With an image filter kernel programmed, the 9-photodiode network not only captures an input scene, but also processes it simultaneously. Figures 4b-d show an example demonstration where the network finds the edges of a moving light spot. We program the photodiode network to feature the specific responsivity map of Fig. 4b by independently tuning Vp of each photodiode (see Methods). This filter kernel is designed for edge-detection along the x-axis, resulting in positive and negative photocurrents when the photodiode network is at the right and left edges of the light spot, respectively, and otherwise negligible photocurrents. Figure 4c shows Vout monitored with a light spot from an LCD projector (power set to 255 out of 255, green channel only) moving from left to right at a frequency of 4 Hz, demonstrating the consistent positive (6 V) and negative (-6 V) responses as the spot moves over the array. We have evaluated this dynamic processing up to a spot movement frequency of 500 Hz (Fig. 4d), the maximum frequency of our optical setup.
Expanding from the simple example above, we perform in-sensor processing of a 256 × 256 pixel image (Fig. 5a, grey scale, 8 bit depth) with the contrast inversion filter kernel (Fig. 5b) programmed into the 9-photodiode network (see Methods for programming). Illumination of a 3 × 3 patch of the image onto the photodiode network using an LCD projector (green channel only) results in an accumulated photocurrent as the outcome of the optoelectronic convolution. By sliding the 3 × 3 patch through the 256 × 256 image and repeating the optoelectronic convolution, we generate a 254 × 254 matrix of accumulated photocurrents (a total of 64,516 accumulated photocurrents), which represents the image (Fig. 5c) processed with the contrast inversion filter kernel.

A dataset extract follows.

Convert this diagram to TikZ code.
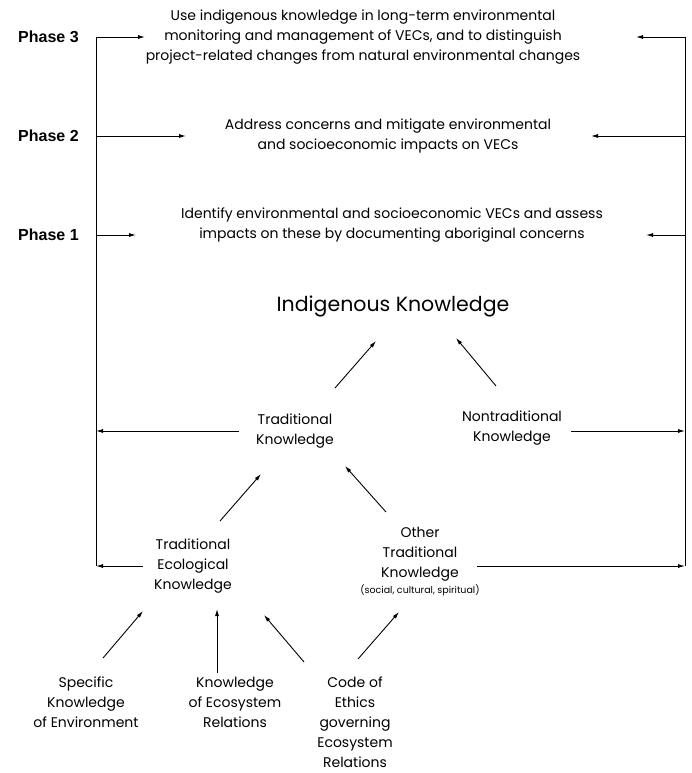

Besides the contrast inversion filtering, we have repeated in-sensor image processing using 6 other widely used filter kernels11,18–22: difference of Gaussians (DoG), Gaussian blurring, image sharpening, box blurring, horizontal Sobel, and vertical Sobel filters (Supplementary Fig. 7). As the 63 photocurrent values programmed with a fixed Psource from the LCD projector (green channel only; 9 values per filter and a total of 7 filters), which correspond to the 63 programmed R values, are compared to their target values, which range from -2 µA to 4 µA, the maximum error was 18 nA. Since the ratio of the maximum error to the target range, 1/333, lies between 1/29 and 1/28, the programming accuracy is 8 bit. The images shined with the LCD projector (green channel only) and processed with these filter kernels are shown in Fig. 5e, bottom; the Sobel filtered image in Fig. 5e, bottom is a composite produced by the root sum of squares of the horizontal and vertical Sobel filtered images (Supplementary Fig. 8)20. The juxtaposition of these images processed in the analog domain within the photodiode array (Fig. 5e, bottom) with those computed digitally (Fig. 5e, top) unequivocally verify our in-sensor computing scheme.